Il punto di partenza sarebbe stato quello di confondere le acque, mascherando il presunto illecito con una parvenza di legalità. La struttura prevedeva infatti l’utilizzo di centri scommesse appartenenti a un concessionario con licenza dei Monopoli di Stato. In realtà, all’interno delle sale, si sarebbe dato spazio al servizio di raccolta anonima delle giocate in contanti. Quello che tecnicamente gli indagati definiscono «total black», ossia un meccanismo sganciato dalla tassazione italiana. Ogni appartenente alla rete commerciale di Padovani avrebbe ottenuto dei guadagni in percentuale alle giocate effettuate nei propri punti vendita, al netto di quanto andava pagato agli scommettitori vincenti. Il tutto, come emerge dagli atti dell’inchiesta, sarebbe stata coordinato in un deposito nel territorio di San Giovanni La Punta. Una sorta di centrale elettronica e logistica per tenere le redini degli affari. All’interno avrebbero lavorato anche Patrizia Fazio, la cognata di Padovani. «La donna – si legge nell’ordinanza – è un punto di riferimento per i numerosi agenti che si avvalgono delle piattaforme illegali». A lei per i magistrati sarebbe spettato, per esempio, il compito di gestire le ricariche nei conti gioco. «Risulta essere – continuano – la responsabile della cassa e dei conti della struttura organizzativa».
Tra ricariche, puntate da annullare e piattaforme di gioco che cambiano in continuazione nome, il giudice per le indagini preliminari evidenzia anche una «maniacale attenzione» a sfuggire a possibili intercettazioni. «Io direi di parlare solo su Telegram […] per la serie: prevenire è meglio che curare», spiegava mentre si trovava in auto Rocco Salvatore Felis, indicato come collaboratore di Padovani e referente dello stesso davanti agli esponenti dei clan mafiosi.
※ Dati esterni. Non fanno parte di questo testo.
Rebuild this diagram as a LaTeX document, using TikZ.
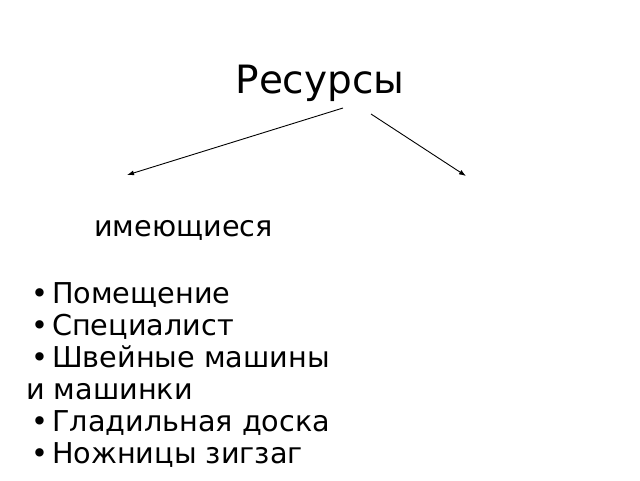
\documentclass[tikz,border=0pt]{standalone}
\usepackage{fontspec}
\setmainfont{DejaVu Sans}
\usetikzlibrary{arrows.meta}
\begin{document}
\begin{tikzpicture}[x=1pt,y=-1pt,
  txt/.style={inner sep=0pt,anchor=base west,font=\fontsize{28.7}{32}\selectfont},
  conn/.style={line width=0.9pt,-{Latex[length=7pt,width=5pt]}}]
\useasboundingbox[fill=white] (0,0) rectangle (640,480);
\node[inner sep=0pt,anchor=base,font=\fontsize{39}{44}\selectfont] (title) at (320,93) {Ресурсы};
\coordinate (l1) at (343,108);
\coordinate (l2) at (127,175);
\coordinate (r1) at (371,114);
\coordinate (r2) at (466,176);
\draw[conn] (l1) -- (l2);
\draw[conn] (r1) -- (r2);
\node[txt] (have) at (94,236) {имеющиеся};
\newcommand{\bul}{\makebox[21pt][l]{•}}
\node[txt] (i1) at (31,303) {\bul Помещение};
\node[txt] (i2) at (31,335) {\bul Специалист};
\node[txt] (i3) at (31,367) {\bul Швейные машины};
\node[txt] (i3b) at (26,399) {и машинки};
\node[txt] (i4) at (31,431) {\bul Гладильная доска};
\node[txt] (i5) at (31,463) {\bul Ножницы зигзаг};
\end{tikzpicture}
\end{document}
Le tre principali articolazioni commerciali di Padovani avrebbero fatto riferimento al gruppo di Davide Schembri, ritenuto collegato alla società austriaca Planet Games, Giuseppe Lo Cascio, ex titolare di una cartoleria a Bagheria e attivo con il portale Vegas52.com, e infine Alessandro Lizzoli, quest’ultimo già emerso nell’operazione Vento di scirocco sul clan Mazzei. Padovani, come emerge nei documenti, avrebbe avuto anche l’intenzione di transitare sul provider Redsport.it appartenente alla galassia del concessionario Eplay24. Terminate le limitazioni imposte dalla sorveglianza speciale, a giugno 2018 gli investigatori monitorano un viaggio d’affari dell’imprenditore catanese in provincia di Palermo. Obiettivo incontrare proprio Lo Cascio in un periodo di profonde incertezze per il settore a causa delle continue inchieste delle forze dell’ordine. Lo Cascio in quel periodo sembra un buon partito anche perché ha una certa dimestichezza con affari e società tra la Malta e Bulgaria, anche grazie, secondo gli inquirenti, l’intermediazione di un’azienda di consulenza che si occupa di assistere gli imprenditori italiani che vogliono investire o delocalizzare nello Stato balcanico.
Qui Lo Cacio avrebbe gestito la software house NeSkill, specializzata nella creazione di siti web per scommesse, poker e casinò virtuale. Tutto per una amplia platea di clienti. «Le indagini hanno documentato diversi incontri – si legge nell’ordinanza – nei quali avvenivano trasferimenti di denaro in contanti a favore di Lo Cascio, quale corrispettivo per i servizi offerti all’organizzazione di Padovani». I faccia a faccia avvenivano in diverse località ma spesso e volentieri preferivano accomodarsi in un bar all’interno del Sicilia Outlet Village di Agira.